Ausstellungsdauer: 30. November bis 15. Februar 2003

Öffnungszeiten:
Dienstag bis Sonntag, 14:00 bis 17:00 Uhr
Während des Krippenwegs (26. bis 30.12. 2003 und 01. bis 06.01.2004) 10:00 bis 18:00 Uhr

Begleitprogramm:

Don Juan“ und der „Kleinste Zirkus der Welt“
Traditionelles Marionettentheater im Egerland-Kulturhaus mit Anton Anderle, Slowakei

Als Begleitprogramm zur Ausstellung „Großes Theater auf kleiner Bühne – Alte Marionetten aus Böhmen“ wird im Egerland-Kulturhaus Anton Anderle mit seinem “Traditionellem Marionettentheater” gastieren. Er stammt aus einer bekannten slowakischen Marionettenspielerfamilie. Sie zogen seit Generationen mit ihrem Wagen durch das Land, von Dorf zu Dorf, von einer Stadt in die andere, wie es früher bei Wandertheatern üblich war. Als kleiner Junge saß Anton Anderle bereits hinter der Bühne und schaute zu, wie sein Vater und sein Onkel Marionettentheater spielten. Einige Texte konnte er schon, bevor er lesen und schreiben lernte. Der begabte Junge probierte diese Stücke aus. In ihm wurde schon in seiner Kindheit die Liebe zu dieser alten Kunstart geweckt. So findet man in Anton Anderle noch einen Spieler, der diese Tradition in der Gegenwart weiterführt. Mit seinen Marionetten spielt er das Grundrepertoire der einstigen Marionettenspieler, deren Heimat früher Europa war.

So wie im Laufe der Zeit die alten Marionettenspieler fast ausstarben, so verschwanden unwiederbringlich ihre Schauspielkunst und ihre wertvollen Puppen samt Theaterinventar.
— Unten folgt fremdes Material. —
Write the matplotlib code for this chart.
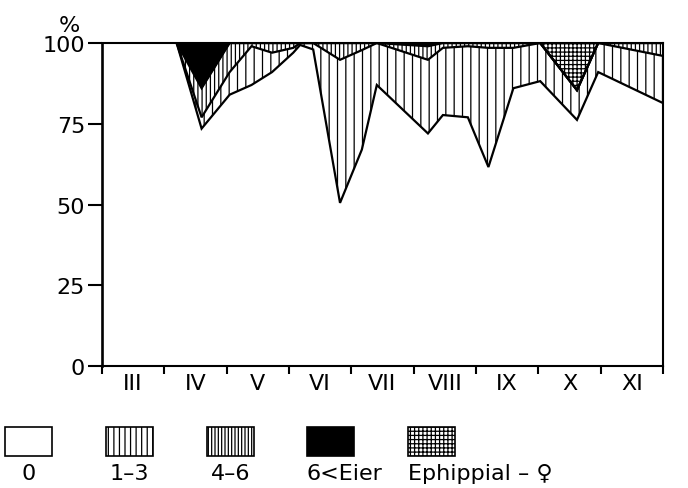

Anton Anderle ist nicht nur ein großer Marionettenspieler, sondern auch ein leidenschaftlicher Sammler. Er versuchte ehemalige Spieler aufzuspüren, ihre Erinnerungen festzuhalten und ihre übrig gebliebenen Schätze in seiner bedeutenden Sammlung zu bewahren.

Am 15. Dezember, um 19:00 Uhr, beginnt im Egerland-Kulturhaus Marktredwitz die Aufführung “Don Juan”. Anschließend wird Herr Anderle mit seinem Stück “Der kleinste Zirkus der Welt” demonstrieren, zu welch großartiger Akrobatik seine Marionetten fähig sind. Der Eintritt kostet 8,- Euro. Wir bitten um rechtzeitige Kartenreservierung, da in unserem “Theater” nur etwa 80 bis 100 Sitzplätze zur Verfügung stehen. Reservierte Karten müssen spätestens bis 18:30 Uhr an der Abendkasse abgeholt werden. Ansonsten werden sie zum Verkauf freigegeben.